Task prompt
Leave the pictures out and quote every line from the start of the listing to the line with "p.outline_line_width = 1", inclusive.

Data section
####
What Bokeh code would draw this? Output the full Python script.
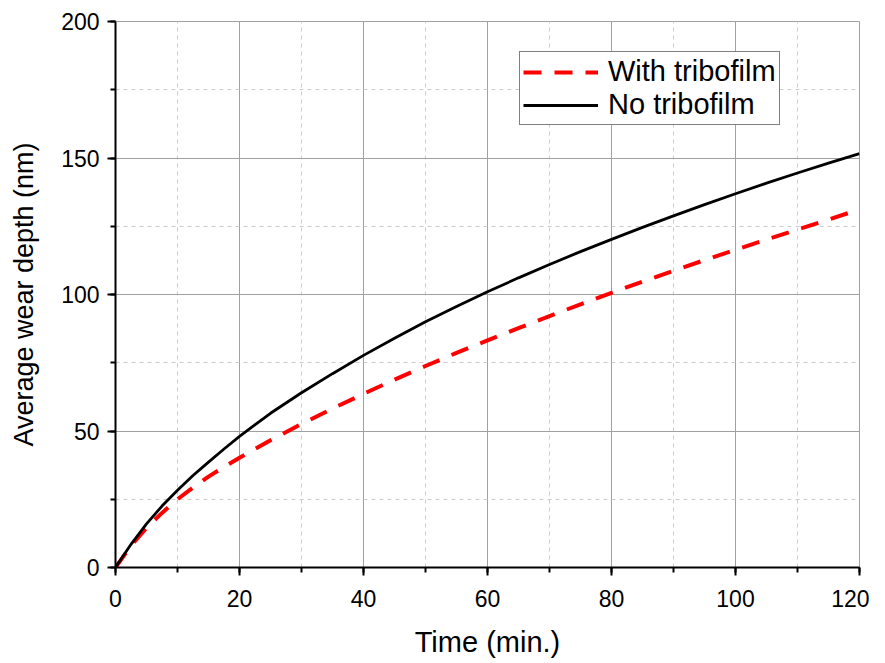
from bokeh.plotting import figure
from bokeh.models import Legend, LegendItem, Range1d, SingleIntervalTicker
from bokeh.embed import file_html
from bokeh.resources import INLINE

time_min = [0, 2.5, 5, 7.5, 10, 12.5, 15, 17.5, 20, 25, 30, 35, 40, 45, 50, 55, 60,
            65, 70, 75, 80, 85, 90, 95, 100, 105, 110, 115, 120]
no_tribofilm = [0, 8.5, 16, 22.5, 28.3, 33.7, 38.6, 43.4, 48, 56.5, 64, 71, 77.7,
                84, 90, 95.6, 101, 106.1, 111, 115.7, 120.2, 124.6, 128.8, 132.9,
                136.9, 140.8, 144.5, 148.1, 151.6]
with_tribofilm = [0, 8, 14.5, 20, 25, 29.3, 33.3, 36.8, 40.2, 46.6, 52.6, 58.2,
                  63.6, 68.8, 73.8, 78.6, 83.2, 87.7, 92.1, 96.4, 100.6, 104.7,
                  108.7, 112.6, 116.4, 120.1, 123.8, 127.4, 131.2]
x_tick_step = 20
y_tick_step = 50

FONT = "Liberation Sans"

p = figure(width=869, height=660, output_backend="svg", toolbar_location=None,
           x_range=Range1d(0, 120), y_range=Range1d(0, 200),
           min_border_left=115, min_border_right=10, min_border_top=21,
           min_border_bottom=93)

p.outline_line_color = "#a0a0a0"
p.outline_line_width = 1

for ax, step in ((p.xaxis, x_tick_step), (p.yaxis, y_tick_step)):
    ax.ticker = SingleIntervalTicker(interval=step, num_minor_ticks=2)
    ax.axis_line_width = 2
    ax.axis_line_color = "black"
    ax.major_tick_line_width = 2
    ax.major_tick_line_color = "black"
    ax.minor_tick_line_width = 2
    ax.minor_tick_line_color = "black"
    ax.major_tick_out = 8
    ax.major_tick_in = 0
    ax.minor_tick_out = 5
    ax.minor_tick_in = 0
    ax.major_label_text_font = FONT
    ax.major_label_text_font_size = "23px"
    ax.major_label_text_color = "black"
    ax.axis_label_text_font = FONT
    ax.axis_label_text_font_style = "normal"
    ax.axis_label_text_color = "black"

p.xaxis.axis_label = "Time (min.)"
p.yaxis.axis_label = "Average wear depth (nm)"
p.xaxis.axis_label_text_font_size = "29px"
p.yaxis.axis_label_text_font_size = "27px"
p.xaxis.major_label_standoff = 14
p.yaxis.major_label_standoff = 8
p.xaxis.axis_label_standoff = 16
p.yaxis.axis_label_standoff = 19

for g in (p.xgrid, p.ygrid):
    g.grid_line_color = "#a0a0a0"
    g.grid_line_width = 1
    g.minor_grid_line_color = "#cccccc"
    g.minor_grid_line_dash = "4 4"
    g.minor_grid_line_width = 1

r_with = p.line(time_min, with_tribofilm, line_color="#ff0000", line_width=4,
                line_dash="18 13")
r_no = p.line(time_min, no_tribofilm, line_color="black", line_width=2.8)

legend = Legend(items=[LegendItem(label="With tribofilm", renderers=[r_with]),
                       LegendItem(label="No tribofilm", renderers=[r_no])],
                location=(404, 442))
legend.border_line_color = "black"
legend.border_line_width = 1
legend.background_fill_color = "white"
legend.background_fill_alpha = 1
legend.label_text_font = FONT
legend.label_text_font_size = "29px"
legend.label_text_color = "black"
legend.glyph_width = 75
legend.label_standoff = 10
legend.padding = 3
legend.spacing = 0
legend.margin = 0
p.add_layout(legend, "center")

open("out.html", "w").write(file_html(p, INLINE))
####
Answer for the task
What Bokeh code would draw this? Output the full Python script.
from bokeh.plotting import figure
from bokeh.models import Legend, LegendItem, Range1d, SingleIntervalTicker
from bokeh.embed import file_html
from bokeh.resources import INLINE

time_min = [0, 2.5, 5, 7.5, 10, 12.5, 15, 17.5, 20, 25, 30, 35, 40, 45, 50, 55, 60,
            65, 70, 75, 80, 85, 90, 95, 100, 105, 110, 115, 120]
no_tribofilm = [0, 8.5, 16, 22.5, 28.3, 33.7, 38.6, 43.4, 48, 56.5, 64, 71, 77.7,
                84, 90, 95.6, 101, 106.1, 111, 115.7, 120.2, 124.6, 128.8, 132.9,
                136.9, 140.8, 144.5, 148.1, 151.6]
with_tribofilm = [0, 8, 14.5, 20, 25, 29.3, 33.3, 36.8, 40.2, 46.6, 52.6, 58.2,
                  63.6, 68.8, 73.8, 78.6, 83.2, 87.7, 92.1, 96.4, 100.6, 104.7,
                  108.7, 112.6, 116.4, 120.1, 123.8, 127.4, 131.2]
x_tick_step = 20
y_tick_step = 50

FONT = "Liberation Sans"

p = figure(width=869, height=660, output_backend="svg", toolbar_location=None,
           x_range=Range1d(0, 120), y_range=Range1d(0, 200),
           min_border_left=115, min_border_right=10, min_border_top=21,
           min_border_bottom=93)

p.outline_line_color = "#a0a0a0"
p.outline_line_width = 1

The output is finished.